Honduras is one of the poorest and most insecure countries in Latin America: an estimated 60 percent of the population lives below the poverty line, and it has the highest per-capita homicide rate in the world, according to the UN. It has a long track record of failing governments and corruption.
And possibly it is exactly because it so far has been a failure that it is willing to try something new, one might say: something the world has so far not yet seen; at least not in recent history!
In June 2013 the Honduran congress enacted a constitutional amendment, requiring a two thirds majority vote, approving the creation of independent areas called Zones for Economic Development and Employment ( “ZEDE”). A Honduras Free Zone!
These zones are not just freezones, which are zones typically created to allow for relaxation of import and export restrictions, labour laws, other regulation, local ownership requirements, and (partial) exemption from taxation and duties.
ZEDEs are supercharged freezones. Unlike traditional special zones that just address a single dimension by using only economic incentives, the Honduran ZEDE considers four critical dimensions and addresses Legal, Economic, Administrative, and Political (LEAP) factors. They are separate judicial areas, with their own system of laws, dispute resolution, and even police; almost entirely outside the legal, economic, administrative and political framework of the country where they are based.
The idea is to create areas that are seen to be outside the control of Honduran politicians and politics in general, realising that this fact in particular needs to be made very clear in order to convince investors that there investment is secure.
The idea has been promoted by several intellectuals for a while, but so far these ideas have been largely ridiculed as utopian. Luckily, the Honduran legislators saw that what is really utopian is to expect foreign investors to come to Honduras by – in effect – telling them: ”trust us, this time we’ll be different, we promise you the same thing we promised you last time around, that we’ll be less corrupt, that crime goes, down, that we’ll ‘create jobs’, that this time we’ll get the economy going, we won’t inflate the currency, except that this time we’ll really do it”.
They saw that there is only one way out and that is to tell them: “we’ll get out of the way, you can operate largely outside the regular Honduran framework, there will be a 21-member international oversight committee, and to top it off: in order to repeal the law enacting the ZEDEs the constitution needs to be changed (requiring 2/3rds majority in both houses)”.
One of the main promoters was Paul Romer, Professor of Economics at New York University. In his variant which he termed “charter cities” the zones would operate under the oversight of a foreign country that is well run (relatively to Honduras). Strangely, for some reason he considered even the EU well-run. Even though the original ZEDE law was approved by Congress in 2012 it was subsequently declared unconstitutional by the Honduran Supreme Court since it would amount to ceding jurisdiction to another country. So last year the amended ZEDE law was adopted where this option was removed. Hence Romer is not involved in the project any longer.

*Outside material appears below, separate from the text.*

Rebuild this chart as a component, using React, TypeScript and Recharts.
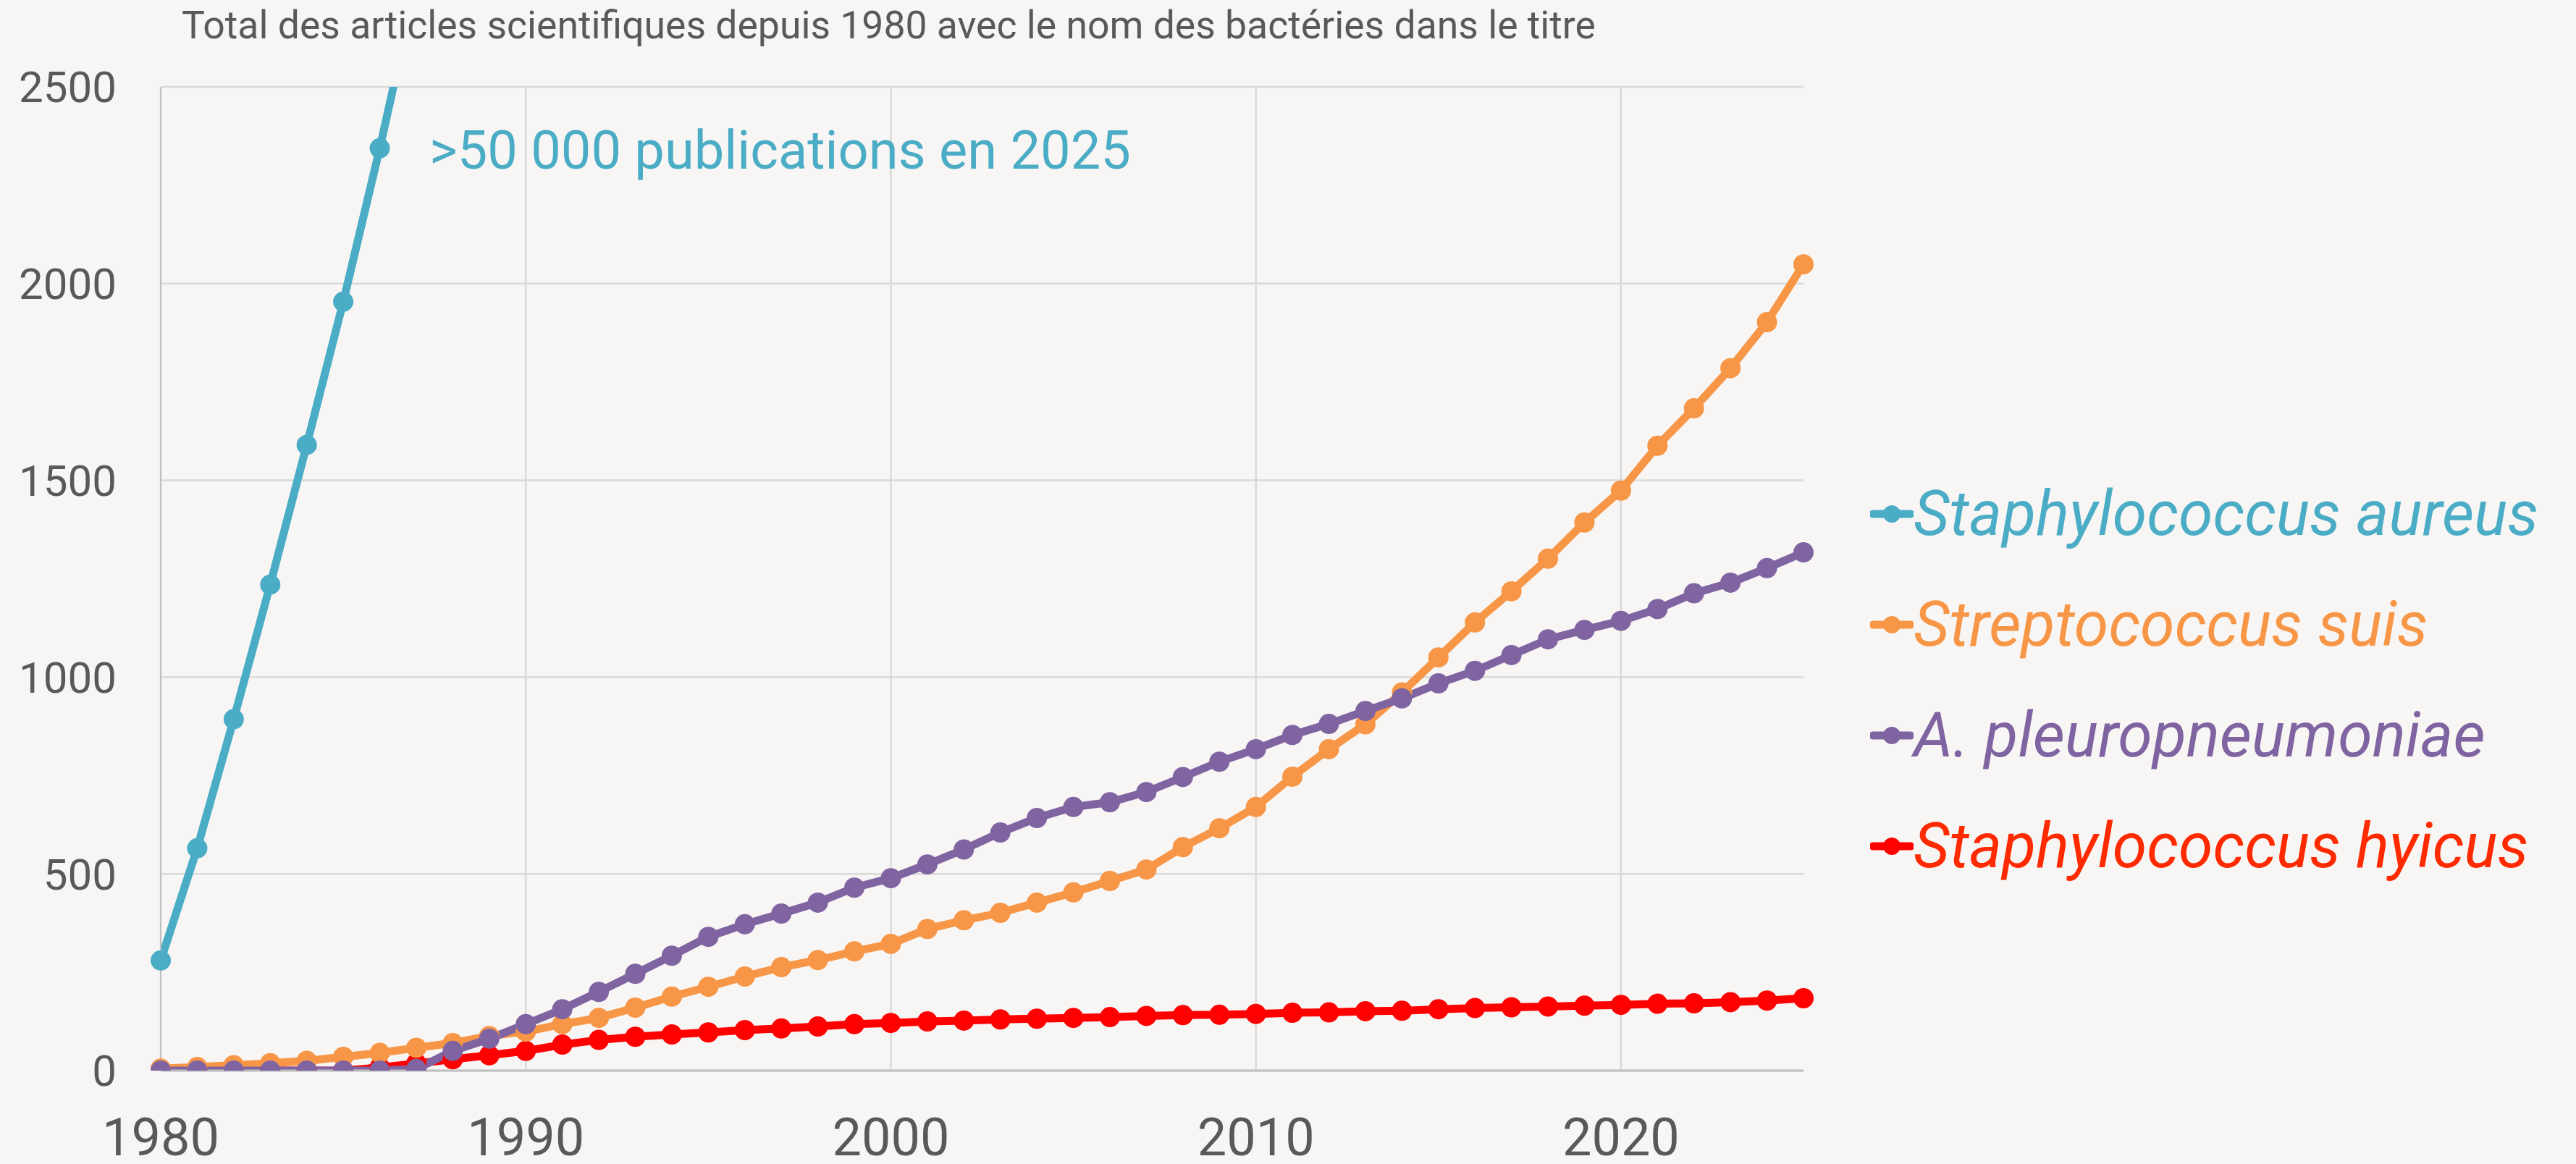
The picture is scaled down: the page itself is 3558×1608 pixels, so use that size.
import React from "react";
import {
  LineChart,
  Line,
  XAxis,
  YAxis,
  CartesianGrid,
  Legend,
} from "recharts";

// Années 1980 → 2025
const YEARS = [
  1980, 1981, 1982, 1983, 1984, 1985, 1986, 1987, 1988, 1989, 1990, 1991,
  1992, 1993, 1994, 1995, 1996, 1997, 1998, 1999, 2000, 2001, 2002, 2003,
  2004, 2005, 2006, 2007, 2008, 2009, 2010, 2011, 2012, 2013, 2014, 2015,
  2016, 2017, 2018, 2019, 2020, 2021, 2022, 2023, 2024, 2025,
];

// Staphylococcus aureus sort du cadre après 1986
const AUREUS = [280, 565, 893, 1235, 1590, 1954, 2344, 2760];

const SUIS = [
  5, 9, 14, 19, 25, 35, 45, 58, 70, 88, 99, 118, 134, 160, 188, 213, 239, 263,
  281, 303, 322, 360, 382, 401, 427, 453, 482, 511, 568, 616, 670, 747, 817,
  880, 961, 1050, 1139, 1218, 1301, 1393, 1474, 1588, 1683, 1785, 1902, 2049,
];

const PLEURO = [
  0, 0, 0, 0, 0, 0, 0, 4, 50, 81, 118, 156, 200, 246, 292, 340, 372, 399, 427,
  465, 489, 524, 562, 605, 642, 670, 682, 708, 746, 785, 817, 853, 881, 914,
  946, 984, 1016, 1056, 1096, 1120, 1143, 1173, 1213, 1240, 1277, 1317,
];

const HYICUS = [
  0, 0, 0, 0, 0, 0, 8, 18, 29, 39, 50, 66, 78, 86, 92, 97, 103, 107, 112, 118,
  121, 125, 127, 130, 132, 134, 136, 139, 141, 142, 144, 147, 148, 151, 152,
  156, 159, 161, 163, 165, 167, 170, 171, 174, 178, 184,
];

const X_TICKS = [1980, 1990, 2000, 2010, 2020];
const Y_TICKS = [0, 500, 1000, 1500, 2000, 2500];

const SERIES = [
  { key: "aureus", name: "Staphylococcus aureus", color: "#4BACC6", text: "#4BACC6" },
  { key: "suis", name: "Streptococcus suis", color: "#F79646", text: "#F79646" },
  { key: "pleuro", name: "A. pleuropneumoniae", color: "#8064A2", text: "#8064A2" },
  { key: "hyicus", name: "Staphylococcus hyicus", color: "#FF0000", text: "#FF2A00" },
];

const data = YEARS.map((year, i) => ({
  year,
  aureus: i < AUREUS.length ? AUREUS[i] : null,
  suis: SUIS[i],
  pleuro: PLEURO[i],
  hyicus: HYICUS[i],
}));

const FONT = "Roboto, 'Noto Sans', sans-serif";

const renderLegend = () => (
  <div style={{ fontFamily: FONT, textAlign: "left" }}>
    {SERIES.map((s) => (
      <div
        key={s.key}
        style={{ display: "flex", alignItems: "center", height: 153 }}
      >
        <svg width={60} height={30}>
          <line x1={4} y1={15} x2={56} y2={15} stroke={s.color} strokeWidth={11} strokeLinecap="round" />
          <circle cx={30} cy={15} r={12} fill={s.color} />
        </svg>
        <span
          style={{
            color: s.text,
            fontSize: 86,
            fontStyle: "italic",
            lineHeight: 1,
            whiteSpace: "nowrap",
          }}
        >
          {s.name}
        </span>
      </div>
    ))}
  </div>
);

const App: React.FC = () => {
  // ordre de tracé : rouge sous orange, violet au-dessus
  const drawOrder = ["aureus", "hyicus", "suis", "pleuro"];
  return (
    <div
      style={{
        position: "relative",
        width: 3558,
        height: 1608,
        background: "#F7F6F4",
        fontFamily: FONT,
        overflow: "hidden",
      }}
    >
      <style>{`body{margin:0;background:#F7F6F4}`}</style>
      <div
        style={{
          position: "absolute",
          left: 251,
          top: 8,
          fontSize: 53.5,
          lineHeight: 1,
          color: "#595959",
          whiteSpace: "nowrap",
        }}
      >
        Total des articles scientifiques depuis 1980 avec le nom des bactéries
        dans le titre
      </div>
      <LineChart
        width={3558}
        height={1608}
        data={data}
        margin={{ top: 120, right: 1067, bottom: 0, left: 0 }}
        style={{ position: "absolute", left: 0, top: 0 }}
      >
        <CartesianGrid
          stroke="#D9D9D9"
          strokeWidth={2.5}
          horizontalValues={Y_TICKS}
          verticalValues={X_TICKS}
        />
        <XAxis
          dataKey="year"
          type="number"
          domain={[1980, 2025]}
          ticks={X_TICKS}
          height={129}
          tickLine={false}
          tickMargin={60}
          axisLine={{ stroke: "#BFBFBF", strokeWidth: 3 }}
          tick={{ fill: "#595959", fontSize: 72, fontFamily: FONT }}
        />
        <YAxis
          type="number"
          domain={[0, 2500]}
          ticks={Y_TICKS}
          allowDataOverflow
          width={222}
          tickLine={false}
          tickMargin={55}
          axisLine={{ stroke: "#BFBFBF", strokeWidth: 2 }}
          tick={{ fill: "#595959", fontSize: 60, fontFamily: FONT }}
        />
        <Legend
          content={renderLegend}
          layout="horizontal"
          verticalAlign="middle"
          align="center"
          wrapperStyle={{ left: 2583, top: 633, width: 975 }}
        />
        {drawOrder.map((k) => {
          const s = SERIES.find((x) => x.key === k)!;
          return (
            <Line
              key={k}
              type="linear"
              dataKey={k}
              name={s.name}
              stroke={s.color}
              strokeWidth={11}
              dot={{ r: 14, fill: s.color, stroke: s.color, strokeWidth: 0 }}
              activeDot={false}
              isAnimationActive={false}
            />
          );
        })}
      </LineChart>
      <div
        style={{
          position: "absolute",
          left: 593,
          top: 171,
          fontSize: 74,
          lineHeight: 1,
          color: "#4BACC6",
          whiteSpace: "nowrap",
        }}
      >
        &gt;50 000 publications en 2025
      </div>
    </div>
  );
};

export default App;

It is Mark Klugmann’s version of the ZEDEs that won the day. He is one of three implementation commissioners for the ZEDE and the only non-Honduran. He is a libertarian who for a long time has been promoting LEAP zones as a model for economic development and to attract international investment. He describes LEAP zones as a means to achieve what he calls “institutional leapfrogging”: instead of trying to change existing institutions set up new institutions from scratch outside the normal legal framework of a country. He uses Shenzhen in China as an example. Deng Xiaoping, proposed the Shenzhen in the nineteen eighties, as a capitalist zone within China, with its own laws, conveniently located just across the border with Hong Kong.
He could have of course proposed to reform the communist system and limit the role of the central committee, but that would have been a much harder sell, and considering the vested interests he would have had to confront would likely have been a short-lived experiment. Instead he proposed something where the current system could remain in place and just get the central committee to allow for an experiment in a small, sparsely populated, area. Now, that was much easer to sign up to.
The other example of institutional leapfrogging is when Singapore became an independent nation it appointed as its supreme court the Privy Council in London, instantly gaining the creditability of a reliable legal system backed by centuries of legal jurisprudence that would otherwise have taken years to achieve. Dubai did something similar with its creation of Dubai International Financial City which also has its own laws and courts pertaining to the regulation of financial services.
The governance model establishes an international Committee for the Adoption of Best Practices. In essence, that committee will function as a board of trustees. It is set up to give investors the confidence that the zone operates mostly outside the realm of politics, that the rules of the game that are offered will be respected and maintained, placing a central emphasis on transparency and the rule of law.
The last hurdle was the presidential election last November where one of the candidates vouched to attempt to repeal the laws. However, Juan Orlando Hernandez, a strong proponent of the ZEDEs, won the elections and he was inaugurated January 27th. According to the ZEDE law he will now have to appoint the 21 members of the Committee which must be people of “known honourableness, leadership, executive ability and international prestige”. After being confirmed by a two thirds majority in congress, this committee then has a number of duties, including deciding the boundaries of ZEDEs and appointing the “Technical Secretary”, effectively the governor, for each ZEDE.
This is a historic step, because with the Honduras Free Zone Honduras might just become the new Hong Kong or Dubai of Central America!